Set down the data below without change, skipping the pictures it holds.

[Items from a dataset]

** BEGIN **

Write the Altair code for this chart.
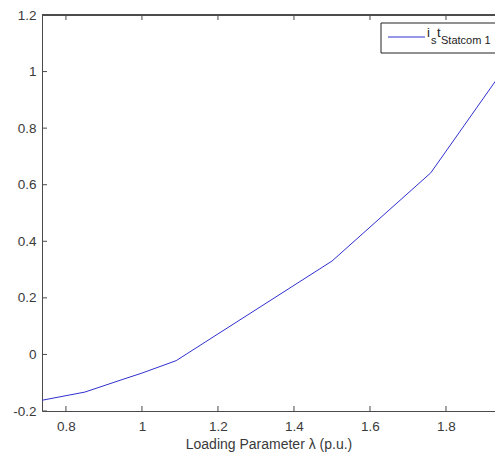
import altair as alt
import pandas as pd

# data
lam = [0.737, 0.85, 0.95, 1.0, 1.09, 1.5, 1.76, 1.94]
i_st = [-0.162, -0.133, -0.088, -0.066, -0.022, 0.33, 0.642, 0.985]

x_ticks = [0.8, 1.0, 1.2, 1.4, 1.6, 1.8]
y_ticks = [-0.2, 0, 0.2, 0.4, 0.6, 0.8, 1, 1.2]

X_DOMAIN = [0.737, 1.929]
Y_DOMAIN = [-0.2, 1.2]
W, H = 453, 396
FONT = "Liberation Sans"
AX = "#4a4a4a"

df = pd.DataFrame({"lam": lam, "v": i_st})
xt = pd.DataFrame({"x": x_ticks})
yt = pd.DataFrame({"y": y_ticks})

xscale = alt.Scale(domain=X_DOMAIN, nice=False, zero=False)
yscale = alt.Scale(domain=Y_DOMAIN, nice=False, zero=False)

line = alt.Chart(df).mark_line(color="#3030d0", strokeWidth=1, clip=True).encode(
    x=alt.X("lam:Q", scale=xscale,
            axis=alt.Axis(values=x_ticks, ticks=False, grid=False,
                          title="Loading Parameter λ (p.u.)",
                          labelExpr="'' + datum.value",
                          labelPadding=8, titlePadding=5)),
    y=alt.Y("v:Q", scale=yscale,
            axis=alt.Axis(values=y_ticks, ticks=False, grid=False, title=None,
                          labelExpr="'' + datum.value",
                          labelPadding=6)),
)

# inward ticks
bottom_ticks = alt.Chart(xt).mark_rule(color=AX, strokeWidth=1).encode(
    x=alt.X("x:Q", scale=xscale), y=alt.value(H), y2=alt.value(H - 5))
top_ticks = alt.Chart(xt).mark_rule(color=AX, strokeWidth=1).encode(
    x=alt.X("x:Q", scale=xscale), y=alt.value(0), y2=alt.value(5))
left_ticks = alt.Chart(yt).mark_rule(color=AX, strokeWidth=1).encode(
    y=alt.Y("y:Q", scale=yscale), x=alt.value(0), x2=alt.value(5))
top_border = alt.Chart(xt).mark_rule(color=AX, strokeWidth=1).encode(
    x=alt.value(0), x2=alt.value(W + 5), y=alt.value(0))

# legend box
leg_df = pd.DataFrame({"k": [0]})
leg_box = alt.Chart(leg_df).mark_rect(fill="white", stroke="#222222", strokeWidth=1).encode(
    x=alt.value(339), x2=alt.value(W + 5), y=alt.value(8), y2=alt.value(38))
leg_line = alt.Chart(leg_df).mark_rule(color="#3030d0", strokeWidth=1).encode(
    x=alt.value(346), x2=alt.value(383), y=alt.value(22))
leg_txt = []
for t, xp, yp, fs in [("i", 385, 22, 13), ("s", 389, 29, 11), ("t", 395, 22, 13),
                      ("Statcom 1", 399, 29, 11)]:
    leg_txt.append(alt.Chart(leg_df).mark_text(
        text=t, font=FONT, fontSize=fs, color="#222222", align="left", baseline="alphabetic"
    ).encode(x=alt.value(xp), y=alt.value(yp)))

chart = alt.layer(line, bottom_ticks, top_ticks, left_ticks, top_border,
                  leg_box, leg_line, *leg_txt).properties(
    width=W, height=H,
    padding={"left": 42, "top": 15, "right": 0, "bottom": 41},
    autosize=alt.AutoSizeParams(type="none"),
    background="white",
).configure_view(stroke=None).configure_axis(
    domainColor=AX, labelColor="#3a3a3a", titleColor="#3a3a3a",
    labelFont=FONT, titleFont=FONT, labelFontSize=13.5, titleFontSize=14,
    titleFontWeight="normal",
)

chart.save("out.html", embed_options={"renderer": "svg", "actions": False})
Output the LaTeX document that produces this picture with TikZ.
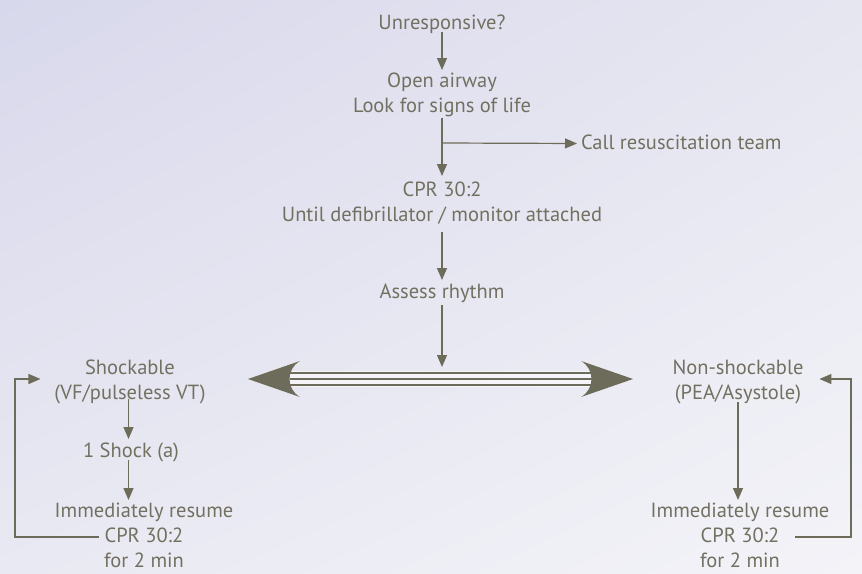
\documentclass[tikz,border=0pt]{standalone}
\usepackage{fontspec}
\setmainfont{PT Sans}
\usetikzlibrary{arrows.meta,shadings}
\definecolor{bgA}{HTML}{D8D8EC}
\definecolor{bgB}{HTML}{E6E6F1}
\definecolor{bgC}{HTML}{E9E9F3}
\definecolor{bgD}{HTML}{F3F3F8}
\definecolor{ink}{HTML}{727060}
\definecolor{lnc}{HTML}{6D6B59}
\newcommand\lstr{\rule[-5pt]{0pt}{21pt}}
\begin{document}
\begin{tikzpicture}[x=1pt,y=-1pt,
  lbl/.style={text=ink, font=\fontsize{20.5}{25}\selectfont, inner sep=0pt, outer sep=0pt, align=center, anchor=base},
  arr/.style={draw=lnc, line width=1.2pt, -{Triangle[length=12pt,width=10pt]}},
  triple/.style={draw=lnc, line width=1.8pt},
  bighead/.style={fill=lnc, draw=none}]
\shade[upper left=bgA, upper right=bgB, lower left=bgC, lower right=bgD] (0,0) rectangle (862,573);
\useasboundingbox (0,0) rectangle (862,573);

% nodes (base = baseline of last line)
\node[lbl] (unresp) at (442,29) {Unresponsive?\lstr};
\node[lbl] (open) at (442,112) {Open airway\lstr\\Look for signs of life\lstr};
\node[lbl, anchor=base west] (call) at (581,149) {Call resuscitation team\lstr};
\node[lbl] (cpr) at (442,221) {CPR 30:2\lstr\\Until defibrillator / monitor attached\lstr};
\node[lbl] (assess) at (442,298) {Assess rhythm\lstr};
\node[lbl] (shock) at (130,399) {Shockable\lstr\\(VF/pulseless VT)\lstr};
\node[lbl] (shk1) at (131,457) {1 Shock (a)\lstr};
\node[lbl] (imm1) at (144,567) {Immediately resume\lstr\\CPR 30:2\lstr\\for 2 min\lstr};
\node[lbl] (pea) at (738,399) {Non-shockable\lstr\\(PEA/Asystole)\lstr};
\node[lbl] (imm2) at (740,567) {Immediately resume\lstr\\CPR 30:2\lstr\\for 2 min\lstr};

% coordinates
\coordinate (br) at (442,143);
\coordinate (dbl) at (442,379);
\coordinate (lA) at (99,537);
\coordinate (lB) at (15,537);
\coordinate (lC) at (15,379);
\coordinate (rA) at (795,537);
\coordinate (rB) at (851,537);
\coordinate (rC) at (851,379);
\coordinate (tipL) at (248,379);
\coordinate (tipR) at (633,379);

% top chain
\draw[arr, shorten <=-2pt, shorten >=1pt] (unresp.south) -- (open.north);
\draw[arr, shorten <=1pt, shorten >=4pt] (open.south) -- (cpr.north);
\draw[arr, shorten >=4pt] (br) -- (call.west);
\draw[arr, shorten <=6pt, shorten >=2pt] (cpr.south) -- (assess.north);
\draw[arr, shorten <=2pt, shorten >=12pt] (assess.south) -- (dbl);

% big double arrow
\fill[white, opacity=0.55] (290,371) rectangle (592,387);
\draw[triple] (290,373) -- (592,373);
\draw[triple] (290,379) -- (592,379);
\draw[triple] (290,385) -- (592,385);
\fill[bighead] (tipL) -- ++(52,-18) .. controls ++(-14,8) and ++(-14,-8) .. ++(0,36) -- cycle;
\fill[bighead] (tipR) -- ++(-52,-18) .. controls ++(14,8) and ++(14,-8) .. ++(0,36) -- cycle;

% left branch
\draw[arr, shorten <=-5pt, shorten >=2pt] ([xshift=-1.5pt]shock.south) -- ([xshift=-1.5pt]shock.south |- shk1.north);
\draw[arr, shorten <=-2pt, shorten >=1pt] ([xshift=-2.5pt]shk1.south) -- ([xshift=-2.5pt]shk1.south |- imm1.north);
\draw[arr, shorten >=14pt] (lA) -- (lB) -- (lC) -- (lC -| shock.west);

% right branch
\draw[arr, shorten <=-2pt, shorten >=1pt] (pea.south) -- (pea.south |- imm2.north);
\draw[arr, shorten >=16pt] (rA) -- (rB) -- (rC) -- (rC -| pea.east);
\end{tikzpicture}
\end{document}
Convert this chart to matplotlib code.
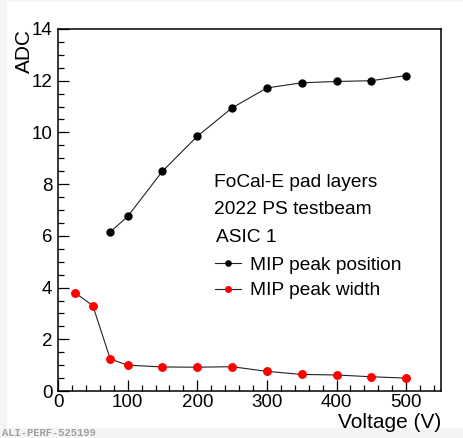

** END **

SOLUTION TO THIS PROBLEM:
Write the Altair code for this chart.
import altair as alt
import pandas as pd

# data
lam = [0.737, 0.85, 0.95, 1.0, 1.09, 1.5, 1.76, 1.94]
i_st = [-0.162, -0.133, -0.088, -0.066, -0.022, 0.33, 0.642, 0.985]

x_ticks = [0.8, 1.0, 1.2, 1.4, 1.6, 1.8]
y_ticks = [-0.2, 0, 0.2, 0.4, 0.6, 0.8, 1, 1.2]

X_DOMAIN = [0.737, 1.929]
Y_DOMAIN = [-0.2, 1.2]
W, H = 453, 396
FONT = "Liberation Sans"
AX = "#4a4a4a"

df = pd.DataFrame({"lam": lam, "v": i_st})
xt = pd.DataFrame({"x": x_ticks})
yt = pd.DataFrame({"y": y_ticks})

xscale = alt.Scale(domain=X_DOMAIN, nice=False, zero=False)
yscale = alt.Scale(domain=Y_DOMAIN, nice=False, zero=False)

line = alt.Chart(df).mark_line(color="#3030d0", strokeWidth=1, clip=True).encode(
    x=alt.X("lam:Q", scale=xscale,
            axis=alt.Axis(values=x_ticks, ticks=False, grid=False,
                          title="Loading Parameter λ (p.u.)",
                          labelExpr="'' + datum.value",
                          labelPadding=8, titlePadding=5)),
    y=alt.Y("v:Q", scale=yscale,
            axis=alt.Axis(values=y_ticks, ticks=False, grid=False, title=None,
                          labelExpr="'' + datum.value",
                          labelPadding=6)),
)

# inward ticks
bottom_ticks = alt.Chart(xt).mark_rule(color=AX, strokeWidth=1).encode(
    x=alt.X("x:Q", scale=xscale), y=alt.value(H), y2=alt.value(H - 5))
top_ticks = alt.Chart(xt).mark_rule(color=AX, strokeWidth=1).encode(
    x=alt.X("x:Q", scale=xscale), y=alt.value(0), y2=alt.value(5))
left_ticks = alt.Chart(yt).mark_rule(color=AX, strokeWidth=1).encode(
    y=alt.Y("y:Q", scale=yscale), x=alt.value(0), x2=alt.value(5))
top_border = alt.Chart(xt).mark_rule(color=AX, strokeWidth=1).encode(
    x=alt.value(0), x2=alt.value(W + 5), y=alt.value(0))

# legend box
leg_df = pd.DataFrame({"k": [0]})
leg_box = alt.Chart(leg_df).mark_rect(fill="white", stroke="#222222", strokeWidth=1).encode(
    x=alt.value(339), x2=alt.value(W + 5), y=alt.value(8), y2=alt.value(38))
leg_line = alt.Chart(leg_df).mark_rule(color="#3030d0", strokeWidth=1).encode(
    x=alt.value(346), x2=alt.value(383), y=alt.value(22))
leg_txt = []
for t, xp, yp, fs in [("i", 385, 22, 13), ("s", 389, 29, 11), ("t", 395, 22, 13),
                      ("Statcom 1", 399, 29, 11)]:
    leg_txt.append(alt.Chart(leg_df).mark_text(
        text=t, font=FONT, fontSize=fs, color="#222222", align="left", baseline="alphabetic"
    ).encode(x=alt.value(xp), y=alt.value(yp)))

chart = alt.layer(line, bottom_ticks, top_ticks, left_ticks, top_border,
                  leg_box, leg_line, *leg_txt).properties(
    width=W, height=H,
    padding={"left": 42, "top": 15, "right": 0, "bottom": 41},
    autosize=alt.AutoSizeParams(type="none"),
    background="white",
).configure_view(stroke=None).configure_axis(
    domainColor=AX, labelColor="#3a3a3a", titleColor="#3a3a3a",
    labelFont=FONT, titleFont=FONT, labelFontSize=13.5, titleFontSize=14,
    titleFontWeight="normal",
)

chart.save("out.html", embed_options={"renderer": "svg", "actions": False})
Output the LaTeX document that produces this picture with TikZ.
\documentclass[tikz,border=0pt]{standalone}
\usepackage{fontspec}
\setmainfont{PT Sans}
\usetikzlibrary{arrows.meta,shadings}
\definecolor{bgA}{HTML}{D8D8EC}
\definecolor{bgB}{HTML}{E6E6F1}
\definecolor{bgC}{HTML}{E9E9F3}
\definecolor{bgD}{HTML}{F3F3F8}
\definecolor{ink}{HTML}{727060}
\definecolor{lnc}{HTML}{6D6B59}
\newcommand\lstr{\rule[-5pt]{0pt}{21pt}}
\begin{document}
\begin{tikzpicture}[x=1pt,y=-1pt,
  lbl/.style={text=ink, font=\fontsize{20.5}{25}\selectfont, inner sep=0pt, outer sep=0pt, align=center, anchor=base},
  arr/.style={draw=lnc, line width=1.2pt, -{Triangle[length=12pt,width=10pt]}},
  triple/.style={draw=lnc, line width=1.8pt},
  bighead/.style={fill=lnc, draw=none}]
\shade[upper left=bgA, upper right=bgB, lower left=bgC, lower right=bgD] (0,0) rectangle (862,573);
\useasboundingbox (0,0) rectangle (862,573);

% nodes (base = baseline of last line)
\node[lbl] (unresp) at (442,29) {Unresponsive?\lstr};
\node[lbl] (open) at (442,112) {Open airway\lstr\\Look for signs of life\lstr};
\node[lbl, anchor=base west] (call) at (581,149) {Call resuscitation team\lstr};
\node[lbl] (cpr) at (442,221) {CPR 30:2\lstr\\Until defibrillator / monitor attached\lstr};
\node[lbl] (assess) at (442,298) {Assess rhythm\lstr};
\node[lbl] (shock) at (130,399) {Shockable\lstr\\(VF/pulseless VT)\lstr};
\node[lbl] (shk1) at (131,457) {1 Shock (a)\lstr};
\node[lbl] (imm1) at (144,567) {Immediately resume\lstr\\CPR 30:2\lstr\\for 2 min\lstr};
\node[lbl] (pea) at (738,399) {Non-shockable\lstr\\(PEA/Asystole)\lstr};
\node[lbl] (imm2) at (740,567) {Immediately resume\lstr\\CPR 30:2\lstr\\for 2 min\lstr};

% coordinates
\coordinate (br) at (442,143);
\coordinate (dbl) at (442,379);
\coordinate (lA) at (99,537);
\coordinate (lB) at (15,537);
\coordinate (lC) at (15,379);
\coordinate (rA) at (795,537);
\coordinate (rB) at (851,537);
\coordinate (rC) at (851,379);
\coordinate (tipL) at (248,379);
\coordinate (tipR) at (633,379);

% top chain
\draw[arr, shorten <=-2pt, shorten >=1pt] (unresp.south) -- (open.north);
\draw[arr, shorten <=1pt, shorten >=4pt] (open.south) -- (cpr.north);
\draw[arr, shorten >=4pt] (br) -- (call.west);
\draw[arr, shorten <=6pt, shorten >=2pt] (cpr.south) -- (assess.north);
\draw[arr, shorten <=2pt, shorten >=12pt] (assess.south) -- (dbl);

% big double arrow
\fill[white, opacity=0.55] (290,371) rectangle (592,387);
\draw[triple] (290,373) -- (592,373);
\draw[triple] (290,379) -- (592,379);
\draw[triple] (290,385) -- (592,385);
\fill[bighead] (tipL) -- ++(52,-18) .. controls ++(-14,8) and ++(-14,-8) .. ++(0,36) -- cycle;
\fill[bighead] (tipR) -- ++(-52,-18) .. controls ++(14,8) and ++(14,-8) .. ++(0,36) -- cycle;

% left branch
\draw[arr, shorten <=-5pt, shorten >=2pt] ([xshift=-1.5pt]shock.south) -- ([xshift=-1.5pt]shock.south |- shk1.north);
\draw[arr, shorten <=-2pt, shorten >=1pt] ([xshift=-2.5pt]shk1.south) -- ([xshift=-2.5pt]shk1.south |- imm1.north);
\draw[arr, shorten >=14pt] (lA) -- (lB) -- (lC) -- (lC -| shock.west);

% right branch
\draw[arr, shorten <=-2pt, shorten >=1pt] (pea.south) -- (pea.south |- imm2.north);
\draw[arr, shorten >=16pt] (rA) -- (rB) -- (rC) -- (rC -| pea.east);
\end{tikzpicture}
\end{document}
Convert this chart to matplotlib code.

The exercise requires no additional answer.